____ Material for this exercise
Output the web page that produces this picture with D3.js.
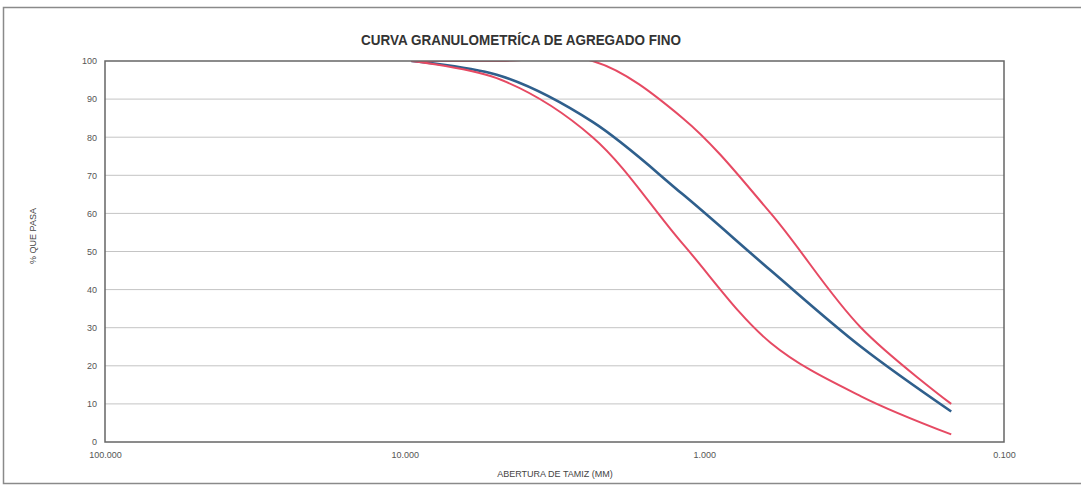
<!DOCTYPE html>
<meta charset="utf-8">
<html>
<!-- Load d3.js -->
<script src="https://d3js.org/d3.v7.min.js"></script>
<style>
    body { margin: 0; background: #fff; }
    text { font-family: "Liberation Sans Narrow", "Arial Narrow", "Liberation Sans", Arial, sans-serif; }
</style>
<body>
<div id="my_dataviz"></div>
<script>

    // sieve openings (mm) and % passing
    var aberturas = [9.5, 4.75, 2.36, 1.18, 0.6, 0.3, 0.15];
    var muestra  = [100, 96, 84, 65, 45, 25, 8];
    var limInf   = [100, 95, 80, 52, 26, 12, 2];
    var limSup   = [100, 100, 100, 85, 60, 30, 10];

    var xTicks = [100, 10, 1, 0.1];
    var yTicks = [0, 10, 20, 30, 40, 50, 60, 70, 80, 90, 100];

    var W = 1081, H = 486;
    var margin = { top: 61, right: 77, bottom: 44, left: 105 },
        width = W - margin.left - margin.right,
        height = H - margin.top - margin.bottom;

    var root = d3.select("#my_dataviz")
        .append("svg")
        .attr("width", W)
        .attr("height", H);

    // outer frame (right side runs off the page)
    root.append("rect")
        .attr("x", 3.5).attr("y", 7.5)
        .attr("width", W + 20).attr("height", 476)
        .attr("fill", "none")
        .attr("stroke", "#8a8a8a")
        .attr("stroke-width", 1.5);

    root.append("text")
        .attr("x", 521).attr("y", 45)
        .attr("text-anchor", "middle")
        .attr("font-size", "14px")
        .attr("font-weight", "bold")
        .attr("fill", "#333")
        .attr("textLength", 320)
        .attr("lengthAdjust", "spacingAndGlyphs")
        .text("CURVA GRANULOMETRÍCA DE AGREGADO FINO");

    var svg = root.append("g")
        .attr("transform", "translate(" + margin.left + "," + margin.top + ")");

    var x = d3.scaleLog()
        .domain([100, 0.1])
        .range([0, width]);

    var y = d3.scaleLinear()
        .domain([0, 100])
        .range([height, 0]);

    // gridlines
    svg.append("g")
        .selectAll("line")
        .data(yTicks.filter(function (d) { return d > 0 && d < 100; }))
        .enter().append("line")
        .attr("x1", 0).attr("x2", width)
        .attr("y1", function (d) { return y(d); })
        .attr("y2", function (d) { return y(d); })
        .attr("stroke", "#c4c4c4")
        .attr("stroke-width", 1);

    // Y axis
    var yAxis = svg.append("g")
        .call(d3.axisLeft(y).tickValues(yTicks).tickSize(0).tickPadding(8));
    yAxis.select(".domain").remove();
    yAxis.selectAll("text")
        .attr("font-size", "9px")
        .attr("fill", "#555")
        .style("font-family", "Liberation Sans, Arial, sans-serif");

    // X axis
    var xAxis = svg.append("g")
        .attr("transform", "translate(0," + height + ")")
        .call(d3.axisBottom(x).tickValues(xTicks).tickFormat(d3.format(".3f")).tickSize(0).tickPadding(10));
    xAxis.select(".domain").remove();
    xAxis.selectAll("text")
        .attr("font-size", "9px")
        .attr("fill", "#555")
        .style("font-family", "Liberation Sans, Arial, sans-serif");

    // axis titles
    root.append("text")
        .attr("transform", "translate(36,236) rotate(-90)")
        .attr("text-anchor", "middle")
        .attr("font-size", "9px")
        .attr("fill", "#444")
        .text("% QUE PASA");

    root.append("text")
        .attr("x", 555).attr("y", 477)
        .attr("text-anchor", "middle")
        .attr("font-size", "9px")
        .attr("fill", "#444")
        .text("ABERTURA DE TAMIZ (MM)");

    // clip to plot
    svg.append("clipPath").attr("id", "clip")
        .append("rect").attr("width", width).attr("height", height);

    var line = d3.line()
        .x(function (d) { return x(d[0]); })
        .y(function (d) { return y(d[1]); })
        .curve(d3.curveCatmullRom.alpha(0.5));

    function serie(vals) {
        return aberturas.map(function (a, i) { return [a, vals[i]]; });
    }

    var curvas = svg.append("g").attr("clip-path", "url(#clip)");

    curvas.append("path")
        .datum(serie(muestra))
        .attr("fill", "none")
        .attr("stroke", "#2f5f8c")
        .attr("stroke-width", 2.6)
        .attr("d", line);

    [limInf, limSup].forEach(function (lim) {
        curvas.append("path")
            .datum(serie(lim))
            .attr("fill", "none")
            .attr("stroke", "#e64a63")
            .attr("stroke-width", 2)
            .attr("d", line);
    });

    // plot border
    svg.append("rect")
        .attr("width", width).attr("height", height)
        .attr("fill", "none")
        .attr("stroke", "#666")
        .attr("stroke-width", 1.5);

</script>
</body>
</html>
________
____ Material for this exercise
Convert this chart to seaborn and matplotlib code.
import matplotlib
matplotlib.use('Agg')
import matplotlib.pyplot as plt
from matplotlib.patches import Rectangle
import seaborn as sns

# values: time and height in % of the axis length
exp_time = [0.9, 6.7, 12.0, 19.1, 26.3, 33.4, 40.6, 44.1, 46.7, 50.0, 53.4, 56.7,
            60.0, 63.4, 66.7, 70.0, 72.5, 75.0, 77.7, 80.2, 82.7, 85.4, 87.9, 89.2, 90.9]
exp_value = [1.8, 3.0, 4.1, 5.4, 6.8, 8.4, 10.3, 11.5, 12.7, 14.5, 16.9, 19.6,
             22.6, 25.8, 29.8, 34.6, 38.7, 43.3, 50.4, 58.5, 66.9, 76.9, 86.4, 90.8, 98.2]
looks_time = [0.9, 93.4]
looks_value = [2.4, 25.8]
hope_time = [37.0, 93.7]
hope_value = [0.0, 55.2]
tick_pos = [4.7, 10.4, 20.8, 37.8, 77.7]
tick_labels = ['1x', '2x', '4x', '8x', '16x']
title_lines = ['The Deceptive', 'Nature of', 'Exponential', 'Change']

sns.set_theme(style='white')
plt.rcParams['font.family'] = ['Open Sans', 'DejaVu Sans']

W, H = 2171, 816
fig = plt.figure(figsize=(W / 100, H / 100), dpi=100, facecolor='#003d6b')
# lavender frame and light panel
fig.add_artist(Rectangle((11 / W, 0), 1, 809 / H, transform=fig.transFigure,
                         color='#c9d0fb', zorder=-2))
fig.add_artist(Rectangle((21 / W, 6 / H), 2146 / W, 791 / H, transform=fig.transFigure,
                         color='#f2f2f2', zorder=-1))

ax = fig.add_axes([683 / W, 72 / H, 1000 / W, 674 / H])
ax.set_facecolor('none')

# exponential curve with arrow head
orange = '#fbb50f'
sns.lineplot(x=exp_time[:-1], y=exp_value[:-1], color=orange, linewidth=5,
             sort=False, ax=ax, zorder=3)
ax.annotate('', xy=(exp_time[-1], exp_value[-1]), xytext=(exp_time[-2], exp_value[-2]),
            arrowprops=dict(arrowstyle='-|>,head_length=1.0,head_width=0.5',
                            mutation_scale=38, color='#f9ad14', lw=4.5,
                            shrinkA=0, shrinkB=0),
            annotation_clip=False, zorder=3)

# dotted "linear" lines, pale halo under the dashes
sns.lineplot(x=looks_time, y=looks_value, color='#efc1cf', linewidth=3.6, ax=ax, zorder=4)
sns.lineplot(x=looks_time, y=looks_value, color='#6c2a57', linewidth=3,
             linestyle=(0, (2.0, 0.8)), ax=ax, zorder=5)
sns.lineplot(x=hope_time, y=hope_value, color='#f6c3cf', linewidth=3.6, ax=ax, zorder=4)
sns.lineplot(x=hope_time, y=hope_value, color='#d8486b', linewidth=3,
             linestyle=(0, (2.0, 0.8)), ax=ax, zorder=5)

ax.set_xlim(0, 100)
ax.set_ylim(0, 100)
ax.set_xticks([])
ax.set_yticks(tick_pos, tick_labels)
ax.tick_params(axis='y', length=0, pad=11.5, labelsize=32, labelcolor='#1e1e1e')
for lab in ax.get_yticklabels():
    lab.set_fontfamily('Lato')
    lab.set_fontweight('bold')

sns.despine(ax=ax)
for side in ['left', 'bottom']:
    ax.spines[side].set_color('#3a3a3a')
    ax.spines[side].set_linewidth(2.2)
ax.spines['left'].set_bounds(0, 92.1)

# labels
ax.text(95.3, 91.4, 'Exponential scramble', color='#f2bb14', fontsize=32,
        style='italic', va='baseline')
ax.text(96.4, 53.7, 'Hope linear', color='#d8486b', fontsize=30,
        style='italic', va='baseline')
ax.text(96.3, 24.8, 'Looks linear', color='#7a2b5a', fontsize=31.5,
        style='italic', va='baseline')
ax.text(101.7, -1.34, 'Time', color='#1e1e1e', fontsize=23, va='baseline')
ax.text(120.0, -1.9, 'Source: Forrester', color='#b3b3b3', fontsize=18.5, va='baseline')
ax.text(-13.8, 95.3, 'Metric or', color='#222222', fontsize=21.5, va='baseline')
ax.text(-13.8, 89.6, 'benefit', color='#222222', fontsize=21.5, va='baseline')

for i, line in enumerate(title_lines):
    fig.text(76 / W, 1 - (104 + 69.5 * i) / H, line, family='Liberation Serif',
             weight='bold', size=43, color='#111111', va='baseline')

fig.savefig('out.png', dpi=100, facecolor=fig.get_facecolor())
________
Exercise details:
Both the line with "Convert this chart" and the line with "annotation_clip=False, zorder=3)" belong in the answer; write them out exactly, with every line between.

The response:
Convert this chart to seaborn and matplotlib code.
import matplotlib
matplotlib.use('Agg')
import matplotlib.pyplot as plt
from matplotlib.patches import Rectangle
import seaborn as sns

# values: time and height in % of the axis length
exp_time = [0.9, 6.7, 12.0, 19.1, 26.3, 33.4, 40.6, 44.1, 46.7, 50.0, 53.4, 56.7,
            60.0, 63.4, 66.7, 70.0, 72.5, 75.0, 77.7, 80.2, 82.7, 85.4, 87.9, 89.2, 90.9]
exp_value = [1.8, 3.0, 4.1, 5.4, 6.8, 8.4, 10.3, 11.5, 12.7, 14.5, 16.9, 19.6,
             22.6, 25.8, 29.8, 34.6, 38.7, 43.3, 50.4, 58.5, 66.9, 76.9, 86.4, 90.8, 98.2]
looks_time = [0.9, 93.4]
looks_value = [2.4, 25.8]
hope_time = [37.0, 93.7]
hope_value = [0.0, 55.2]
tick_pos = [4.7, 10.4, 20.8, 37.8, 77.7]
tick_labels = ['1x', '2x', '4x', '8x', '16x']
title_lines = ['The Deceptive', 'Nature of', 'Exponential', 'Change']

sns.set_theme(style='white')
plt.rcParams['font.family'] = ['Open Sans', 'DejaVu Sans']

W, H = 2171, 816
fig = plt.figure(figsize=(W / 100, H / 100), dpi=100, facecolor='#003d6b')
# lavender frame and light panel
fig.add_artist(Rectangle((11 / W, 0), 1, 809 / H, transform=fig.transFigure,
                         color='#c9d0fb', zorder=-2))
fig.add_artist(Rectangle((21 / W, 6 / H), 2146 / W, 791 / H, transform=fig.transFigure,
                         color='#f2f2f2', zorder=-1))

ax = fig.add_axes([683 / W, 72 / H, 1000 / W, 674 / H])
ax.set_facecolor('none')

# exponential curve with arrow head
orange = '#fbb50f'
sns.lineplot(x=exp_time[:-1], y=exp_value[:-1], color=orange, linewidth=5,
             sort=False, ax=ax, zorder=3)
ax.annotate('', xy=(exp_time[-1], exp_value[-1]), xytext=(exp_time[-2], exp_value[-2]),
            arrowprops=dict(arrowstyle='-|>,head_length=1.0,head_width=0.5',
                            mutation_scale=38, color='#f9ad14', lw=4.5,
                            shrinkA=0, shrinkB=0),
            annotation_clip=False, zorder=3)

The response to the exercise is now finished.